Reproduce every line of the material below, but drop the pictures.

=== Provided entries ===

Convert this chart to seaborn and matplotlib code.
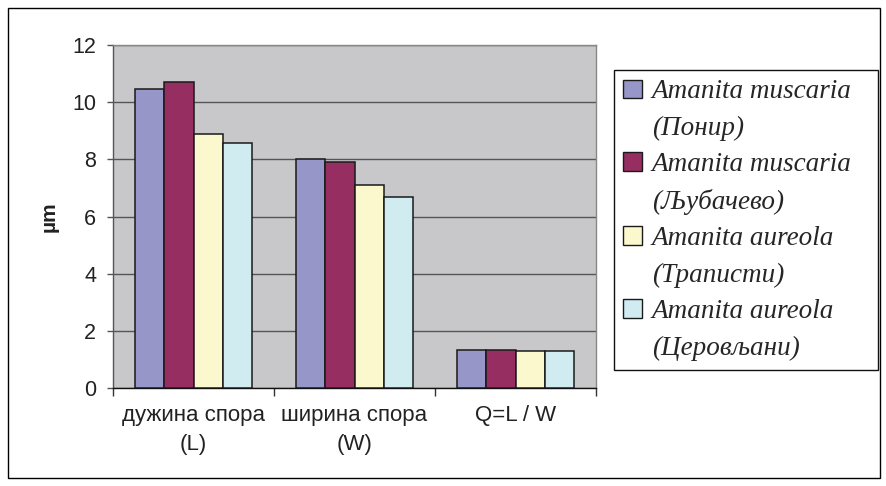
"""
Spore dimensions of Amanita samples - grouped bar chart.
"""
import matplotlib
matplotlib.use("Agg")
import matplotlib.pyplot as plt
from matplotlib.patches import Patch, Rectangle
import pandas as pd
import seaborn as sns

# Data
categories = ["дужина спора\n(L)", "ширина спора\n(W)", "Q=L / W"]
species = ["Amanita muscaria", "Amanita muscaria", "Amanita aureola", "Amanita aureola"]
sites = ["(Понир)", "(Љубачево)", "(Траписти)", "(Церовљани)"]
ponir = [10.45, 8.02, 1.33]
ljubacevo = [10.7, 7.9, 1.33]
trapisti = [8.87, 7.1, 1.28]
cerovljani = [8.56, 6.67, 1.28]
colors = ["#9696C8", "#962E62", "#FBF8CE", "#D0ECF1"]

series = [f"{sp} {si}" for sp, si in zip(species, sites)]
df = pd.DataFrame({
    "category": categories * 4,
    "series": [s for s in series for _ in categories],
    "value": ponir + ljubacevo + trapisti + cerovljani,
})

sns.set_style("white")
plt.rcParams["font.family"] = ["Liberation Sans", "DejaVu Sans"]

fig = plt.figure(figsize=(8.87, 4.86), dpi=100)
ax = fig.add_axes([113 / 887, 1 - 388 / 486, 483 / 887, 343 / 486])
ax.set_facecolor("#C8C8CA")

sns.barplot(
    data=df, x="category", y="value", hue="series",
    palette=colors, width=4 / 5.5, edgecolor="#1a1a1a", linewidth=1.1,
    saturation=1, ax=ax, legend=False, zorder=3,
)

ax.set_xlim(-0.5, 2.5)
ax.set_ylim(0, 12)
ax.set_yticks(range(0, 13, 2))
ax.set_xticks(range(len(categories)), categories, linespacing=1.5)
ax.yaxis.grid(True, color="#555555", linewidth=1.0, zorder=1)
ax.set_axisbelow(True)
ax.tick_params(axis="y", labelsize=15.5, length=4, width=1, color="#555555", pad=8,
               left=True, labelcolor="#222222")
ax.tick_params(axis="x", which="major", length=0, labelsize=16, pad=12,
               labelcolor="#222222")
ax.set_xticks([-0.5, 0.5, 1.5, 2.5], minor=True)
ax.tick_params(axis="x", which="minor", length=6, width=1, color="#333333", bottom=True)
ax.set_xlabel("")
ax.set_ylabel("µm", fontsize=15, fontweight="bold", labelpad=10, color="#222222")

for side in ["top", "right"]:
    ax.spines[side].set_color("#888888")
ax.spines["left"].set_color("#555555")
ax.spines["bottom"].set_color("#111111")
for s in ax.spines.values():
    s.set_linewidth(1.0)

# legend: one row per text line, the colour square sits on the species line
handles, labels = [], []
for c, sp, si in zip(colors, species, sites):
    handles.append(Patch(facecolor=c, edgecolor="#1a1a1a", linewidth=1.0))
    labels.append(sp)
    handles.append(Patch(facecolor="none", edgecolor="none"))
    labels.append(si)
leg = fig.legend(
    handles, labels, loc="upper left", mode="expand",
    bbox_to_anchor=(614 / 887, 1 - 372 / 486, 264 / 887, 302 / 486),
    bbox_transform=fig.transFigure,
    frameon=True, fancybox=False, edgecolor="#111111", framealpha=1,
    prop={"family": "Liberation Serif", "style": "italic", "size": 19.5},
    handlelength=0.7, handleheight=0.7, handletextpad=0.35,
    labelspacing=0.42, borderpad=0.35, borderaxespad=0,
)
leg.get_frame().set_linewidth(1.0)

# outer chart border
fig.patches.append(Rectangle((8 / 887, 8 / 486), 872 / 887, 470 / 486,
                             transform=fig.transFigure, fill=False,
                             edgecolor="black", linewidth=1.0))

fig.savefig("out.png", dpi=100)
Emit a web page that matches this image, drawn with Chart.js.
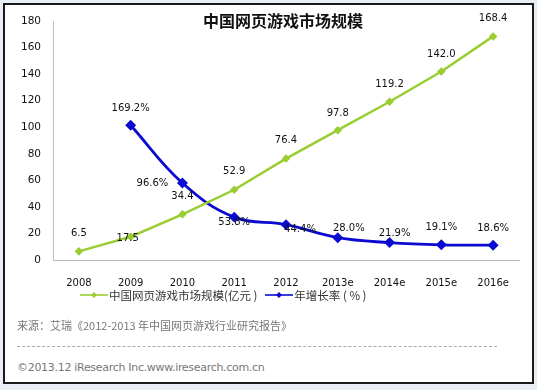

===

**Answer to the problem:**
Convert this chart to seaborn and matplotlib code.
"""
Spore dimensions of Amanita samples - grouped bar chart.
"""
import matplotlib
matplotlib.use("Agg")
import matplotlib.pyplot as plt
from matplotlib.patches import Patch, Rectangle
import pandas as pd
import seaborn as sns

# Data
categories = ["дужина спора\n(L)", "ширина спора\n(W)", "Q=L / W"]
species = ["Amanita muscaria", "Amanita muscaria", "Amanita aureola", "Amanita aureola"]
sites = ["(Понир)", "(Љубачево)", "(Траписти)", "(Церовљани)"]
ponir = [10.45, 8.02, 1.33]
ljubacevo = [10.7, 7.9, 1.33]
trapisti = [8.87, 7.1, 1.28]
cerovljani = [8.56, 6.67, 1.28]
colors = ["#9696C8", "#962E62", "#FBF8CE", "#D0ECF1"]

series = [f"{sp} {si}" for sp, si in zip(species, sites)]
df = pd.DataFrame({
    "category": categories * 4,
    "series": [s for s in series for _ in categories],
    "value": ponir + ljubacevo + trapisti + cerovljani,
})

sns.set_style("white")
plt.rcParams["font.family"] = ["Liberation Sans", "DejaVu Sans"]

fig = plt.figure(figsize=(8.87, 4.86), dpi=100)
ax = fig.add_axes([113 / 887, 1 - 388 / 486, 483 / 887, 343 / 486])
ax.set_facecolor("#C8C8CA")

sns.barplot(
    data=df, x="category", y="value", hue="series",
    palette=colors, width=4 / 5.5, edgecolor="#1a1a1a", linewidth=1.1,
    saturation=1, ax=ax, legend=False, zorder=3,
)

ax.set_xlim(-0.5, 2.5)
ax.set_ylim(0, 12)
ax.set_yticks(range(0, 13, 2))
ax.set_xticks(range(len(categories)), categories, linespacing=1.5)
ax.yaxis.grid(True, color="#555555", linewidth=1.0, zorder=1)
ax.set_axisbelow(True)
ax.tick_params(axis="y", labelsize=15.5, length=4, width=1, color="#555555", pad=8,
               left=True, labelcolor="#222222")
ax.tick_params(axis="x", which="major", length=0, labelsize=16, pad=12,
               labelcolor="#222222")
ax.set_xticks([-0.5, 0.5, 1.5, 2.5], minor=True)
ax.tick_params(axis="x", which="minor", length=6, width=1, color="#333333", bottom=True)
ax.set_xlabel("")
ax.set_ylabel("µm", fontsize=15, fontweight="bold", labelpad=10, color="#222222")

for side in ["top", "right"]:
    ax.spines[side].set_color("#888888")
ax.spines["left"].set_color("#555555")
ax.spines["bottom"].set_color("#111111")
for s in ax.spines.values():
    s.set_linewidth(1.0)

# legend: one row per text line, the colour square sits on the species line
handles, labels = [], []
for c, sp, si in zip(colors, species, sites):
    handles.append(Patch(facecolor=c, edgecolor="#1a1a1a", linewidth=1.0))
    labels.append(sp)
    handles.append(Patch(facecolor="none", edgecolor="none"))
    labels.append(si)
leg = fig.legend(
    handles, labels, loc="upper left", mode="expand",
    bbox_to_anchor=(614 / 887, 1 - 372 / 486, 264 / 887, 302 / 486),
    bbox_transform=fig.transFigure,
    frameon=True, fancybox=False, edgecolor="#111111", framealpha=1,
    prop={"family": "Liberation Serif", "style": "italic", "size": 19.5},
    handlelength=0.7, handleheight=0.7, handletextpad=0.35,
    labelspacing=0.42, borderpad=0.35, borderaxespad=0,
)
leg.get_frame().set_linewidth(1.0)

# outer chart border
fig.patches.append(Rectangle((8 / 887, 8 / 486), 872 / 887, 470 / 486,
                             transform=fig.transFigure, fill=False,
                             edgecolor="black", linewidth=1.0))

fig.savefig("out.png", dpi=100)
Emit a web page that matches this image, drawn with Chart.js.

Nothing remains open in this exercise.